-- Begin --
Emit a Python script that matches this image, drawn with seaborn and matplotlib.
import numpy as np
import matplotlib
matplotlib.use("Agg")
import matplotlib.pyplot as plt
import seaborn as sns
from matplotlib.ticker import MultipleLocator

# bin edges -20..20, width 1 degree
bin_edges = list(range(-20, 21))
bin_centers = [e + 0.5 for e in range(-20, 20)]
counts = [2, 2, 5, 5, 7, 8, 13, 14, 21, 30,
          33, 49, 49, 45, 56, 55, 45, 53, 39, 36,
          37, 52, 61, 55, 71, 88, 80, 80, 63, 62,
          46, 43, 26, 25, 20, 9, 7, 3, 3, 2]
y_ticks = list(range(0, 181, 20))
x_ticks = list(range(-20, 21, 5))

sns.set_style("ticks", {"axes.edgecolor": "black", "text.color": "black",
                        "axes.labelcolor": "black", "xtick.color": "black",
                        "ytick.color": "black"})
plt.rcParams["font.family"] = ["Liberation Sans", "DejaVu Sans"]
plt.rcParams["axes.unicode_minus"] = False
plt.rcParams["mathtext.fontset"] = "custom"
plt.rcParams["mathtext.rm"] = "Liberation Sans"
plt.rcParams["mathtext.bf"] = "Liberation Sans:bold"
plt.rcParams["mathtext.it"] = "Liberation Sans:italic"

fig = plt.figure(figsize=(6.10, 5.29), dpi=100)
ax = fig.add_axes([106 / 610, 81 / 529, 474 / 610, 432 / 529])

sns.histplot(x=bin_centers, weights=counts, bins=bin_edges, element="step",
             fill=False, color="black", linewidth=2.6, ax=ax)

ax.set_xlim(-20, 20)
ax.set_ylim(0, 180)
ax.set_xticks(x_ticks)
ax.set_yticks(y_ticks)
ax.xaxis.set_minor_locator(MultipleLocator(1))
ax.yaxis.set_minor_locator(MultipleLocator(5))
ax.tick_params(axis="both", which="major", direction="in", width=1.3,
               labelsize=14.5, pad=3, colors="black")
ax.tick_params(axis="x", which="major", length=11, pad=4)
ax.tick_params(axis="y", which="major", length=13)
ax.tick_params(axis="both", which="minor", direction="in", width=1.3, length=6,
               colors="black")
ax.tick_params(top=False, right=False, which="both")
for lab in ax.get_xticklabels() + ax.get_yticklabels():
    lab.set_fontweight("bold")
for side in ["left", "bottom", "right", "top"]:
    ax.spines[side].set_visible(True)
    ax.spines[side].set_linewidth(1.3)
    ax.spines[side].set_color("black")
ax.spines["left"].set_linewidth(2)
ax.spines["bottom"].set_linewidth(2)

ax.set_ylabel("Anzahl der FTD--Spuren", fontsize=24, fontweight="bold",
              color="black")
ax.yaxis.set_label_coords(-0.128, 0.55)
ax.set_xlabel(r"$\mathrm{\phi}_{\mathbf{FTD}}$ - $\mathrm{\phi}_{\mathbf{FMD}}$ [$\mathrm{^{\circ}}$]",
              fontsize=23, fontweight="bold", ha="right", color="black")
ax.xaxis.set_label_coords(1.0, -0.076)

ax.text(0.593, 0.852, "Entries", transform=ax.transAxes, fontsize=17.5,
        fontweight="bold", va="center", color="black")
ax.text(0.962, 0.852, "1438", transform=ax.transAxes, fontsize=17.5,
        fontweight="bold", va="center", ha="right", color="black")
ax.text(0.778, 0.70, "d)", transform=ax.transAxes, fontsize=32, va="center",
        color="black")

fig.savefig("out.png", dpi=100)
-- End --
## [What is required]
Check each line above for the string "matplotlib", then copy the ones that have it.

## [Result of the task]
Emit a Python script that matches this image, drawn with seaborn and matplotlib.
import matplotlib
matplotlib.use("Agg")
import matplotlib.pyplot as plt
from matplotlib.ticker import MultipleLocator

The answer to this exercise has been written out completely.